(Entries with chart source code)
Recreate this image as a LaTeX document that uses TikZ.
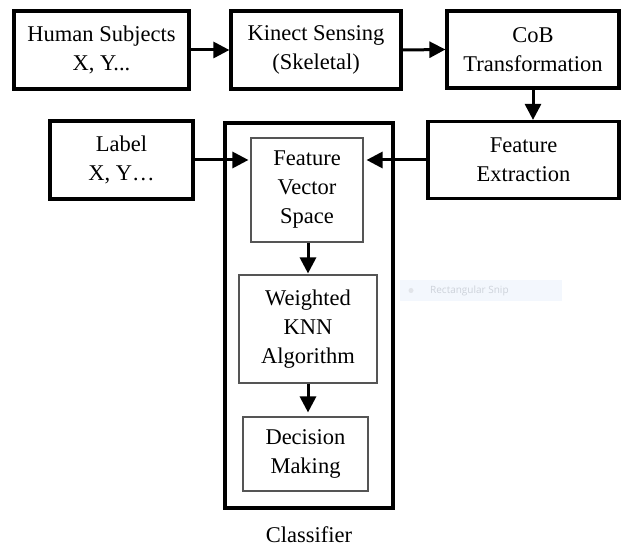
\documentclass[tikz,border=0pt]{standalone}
\usepackage{fontspec}
\setmainfont{Liberation Serif}
\newfontfamily\snipfont{Open Sans}
\usetikzlibrary{arrows.meta}
\definecolor{snipbg}{HTML}{F3F7FD}
\definecolor{snipfg}{HTML}{CDD2DA}
\definecolor{innerline}{HTML}{555555}
\tikzset{
  outerbox/.style={draw=black, line width=3.2pt, align=center, inner sep=0pt,
    font=\fontsize{22.5}{29}\selectfont},
  innerbox/.style={draw=innerline, line width=1.1pt, align=center, inner sep=0pt,
    font=\fontsize{22.5}{29}\selectfont},
  flow/.style={line width=3pt, -{Triangle[length=16pt,width=16pt]}},
}
\begin{document}
\begin{tikzpicture}[x=1pt,y=-1pt]
\useasboundingbox (0,0) rectangle (622,548);
% top row
\node[outerbox, minimum width=175pt, minimum height=78pt] (h) at (101.5,50) {Human Subjects\\X, Y...};
\node[outerbox, minimum width=170pt, minimum height=78pt] (k) at (316,50) {Kinect Sensing\\(Skeletal)};
\node[outerbox, minimum width=172pt, minimum height=77pt] (c) at (533,49.5) {CoB\\Transformation};
% second row
\node[outerbox, minimum width=143pt, minimum height=78pt] (l) at (121.5,160) {Label\\X, Y\ldots};
\node[outerbox, minimum width=191pt, minimum height=77pt] (fe) at (523.5,160) {Feature\\Extraction};
% classifier
\node[draw=black, line width=3.2pt, minimum width=168pt, minimum height=385pt, inner sep=0pt] (cl) at (309,315.5) {};
\node[innerbox, minimum width=112pt, minimum height=104pt] (fvs) at (307,190) {Feature\\Vector\\Space};
\node[innerbox, minimum width=138pt, minimum height=108pt] (w) at (308,329) {Weighted\\KNN\\Algorithm};
\node[innerbox, minimum width=125pt, minimum height=74pt] (d) at (305.5,454) {Decision\\Making};
\node[font=\fontsize{22.5}{29}\selectfont, inner sep=0pt] (cltext) at (309,535) {Classifier};
% snip artifact
\node[fill=snipbg, minimum width=162pt, minimum height=21pt, inner sep=0pt] (snip) at (481,290.5) {};
\fill[snipfg!60] (411,290.5) circle (2.5pt);
\node[anchor=west, text=snipfg, font=\snipfont\fontsize{10}{12}\selectfont, inner sep=0pt] (sniptext) at (430,290.5) {Rectangular Snip};
% connectors
\draw[flow] (h.east) -- (k.west);
\draw[flow] (k.east) -- (c.west);
\draw[flow] (c.south) -- (c.south |- fe.north);
\draw[flow, shorten >=2pt] (l.east) -- (l.east -| fvs.west);
\draw[flow, shorten >=3pt] (fe.west) -- (fe.west -| fvs.east);
\draw[flow, shorten >=1pt] (fvs.south -| w.north) -- (w.north);
\draw[flow, shorten >=4pt] (w.south) -- (w.south |- d.north);
\end{tikzpicture}
\end{document}
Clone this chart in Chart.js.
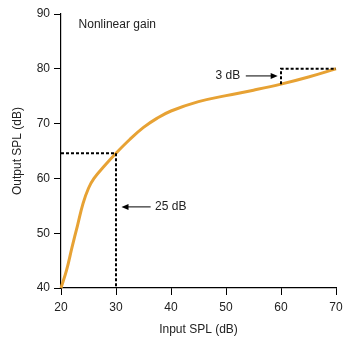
<!DOCTYPE html>
<html>
<head>
<meta charset="utf-8">
<script src="https://cdn.jsdelivr.net/npm/chart.js@4"></script>
<style>
  html, body { margin: 0; padding: 0; background: #fff; }
  #wrap { width: 357px; height: 342px; }
</style>
</head>
<body>
<div id="wrap"><canvas id="gain"></canvas></div>
<script>
// input / output levels of the gain curve (dB SPL)
const inputLevels  = [20, 21, 22, 23, 24, 25, 26, 28, 30, 32.5, 35, 37.5, 40, 45, 50, 55, 60, 65, 70];
const outputLevels = [40, 43.2, 47.4, 51.4, 55.4, 58.2, 60, 62.4, 64.6, 67.1, 69.3, 71, 72.3, 74, 75.1, 76.1, 77.2, 78.5, 80];

// dashed guides: 25 dB of output range, and the 3 dB step at the top
const guide25x = [20, 30, 30];
const guide25y = [64.6, 64.6, 40];
const guide3x  = [60, 60, 70];
const guide3y  = [77.2, 80, 80];

const xTicks = [20, 30, 40, 50, 60, 70];
const yTicks = [40, 50, 60, 70, 80, 90];

// text labels and their arrows, in data units
const notes = [
  { text: "Nonlinear gain", x: 23.2, y: 88, align: "left" },
  { text: "3 dB", x: 52.6, y: 78.7, align: "right" },
  { text: "25 dB", x: 37.1, y: 54.8, align: "left" }
];
const arrows = [
  { from: [53.6, 78.7], to: [59.4, 78.7] },
  { from: [36.3, 54.8], to: [31.0, 54.8] }
];

const FONT = "'Liberation Sans', Arial, Helvetica, sans-serif";
const INK = "#222";

function pts(xs, ys)
{
  return xs.map((x, i) => ({ x: x, y: ys[i] }));
}

const notesPlugin = {
  id: "notes",
  afterDatasetsDraw(chart)
  {
    const ctx = chart.ctx;
    const xs = chart.scales.x;
    const ys = chart.scales.y;

    ctx.save();
    ctx.fillStyle = INK;
    ctx.font = "12px " + FONT;
    ctx.textBaseline = "middle";
    for (const n of notes)
    {
      ctx.textAlign = n.align;
      ctx.fillText(n.text, xs.getPixelForValue(n.x), ys.getPixelForValue(n.y));
    }

    ctx.strokeStyle = "#000";
    ctx.fillStyle = "#000";
    ctx.lineWidth = 1;
    for (const a of arrows)
    {
      const x0 = xs.getPixelForValue(a.from[0]);
      const y0 = ys.getPixelForValue(a.from[1]);
      const x1 = xs.getPixelForValue(a.to[0]);
      const y1 = ys.getPixelForValue(a.to[1]);
      const dir = Math.sign(x1 - x0);
      ctx.beginPath();
      ctx.moveTo(x0, y0);
      ctx.lineTo(x1 - dir * 5, y1);
      ctx.stroke();
      ctx.beginPath();
      ctx.moveTo(x1, y1);
      ctx.lineTo(x1 - dir * 7, y1 - 3);
      ctx.lineTo(x1 - dir * 7, y1 + 3);
      ctx.closePath();
      ctx.fill();
    }
    ctx.restore();
  }
};

const axisStyle = {
  border: { display: true, color: "#000", width: 1.2 },
  grid: { drawOnChartArea: false, drawTicks: true, tickLength: 7, color: "#000", lineWidth: 1 },
  ticks: { color: INK, font: { family: FONT, size: 12 }, padding: 4, stepSize: 10 }
};

new Chart(document.getElementById("gain"), {
  type: "line",
  data: {
    datasets: [
      {
        data: pts(guide25x, guide25y),
        borderColor: "#000",
        borderWidth: 2,
        borderDash: [3, 2],
        pointRadius: 0,
        tension: 0
      },
      {
        data: pts(guide3x, guide3y),
        borderColor: "#000",
        borderWidth: 2,
        borderDash: [3, 2],
        pointRadius: 0,
        tension: 0
      },
      {
        data: pts(inputLevels, outputLevels),
        borderColor: "rgb(231, 162, 52)",
        borderWidth: 3,
        pointRadius: 0,
        tension: 0.4,
        clip: false
      }
    ]
  },
  options: {
    responsive: true,
    maintainAspectRatio: false,
    animation: false,
    layout: { padding: { left: 0, right: 21, top: 14, bottom: 0 } },
    plugins: { legend: { display: false }, tooltip: { enabled: false } },
    scales: {
      x: Object.assign({}, axisStyle, {
        type: "linear",
        min: xTicks[0],
        max: xTicks[xTicks.length - 1],
        afterFit: (s) => { s.height = 54; },
        ticks: Object.assign({}, axisStyle.ticks, { padding: 5 }),
        title: { display: true, text: "Input SPL (dB)", color: INK, font: { family: FONT, size: 12 }, padding: 5 }
      }),
      y: Object.assign({}, axisStyle, {
        min: yTicks[0],
        max: yTicks[yTicks.length - 1],
        afterFit: (s) => { s.width = 61; },
        title: { display: true, text: "Output SPL (dB)", color: INK, font: { family: FONT, size: 12 }, padding: 10 }
      })
    }
  },
  plugins: [notesPlugin]
});
</script>
</body>
</html>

* **STATED EXERCISE**:
Report how many lines of the listing above include the word "this". Say nothing but the number.

* **CORRECT RESPONSE**:
2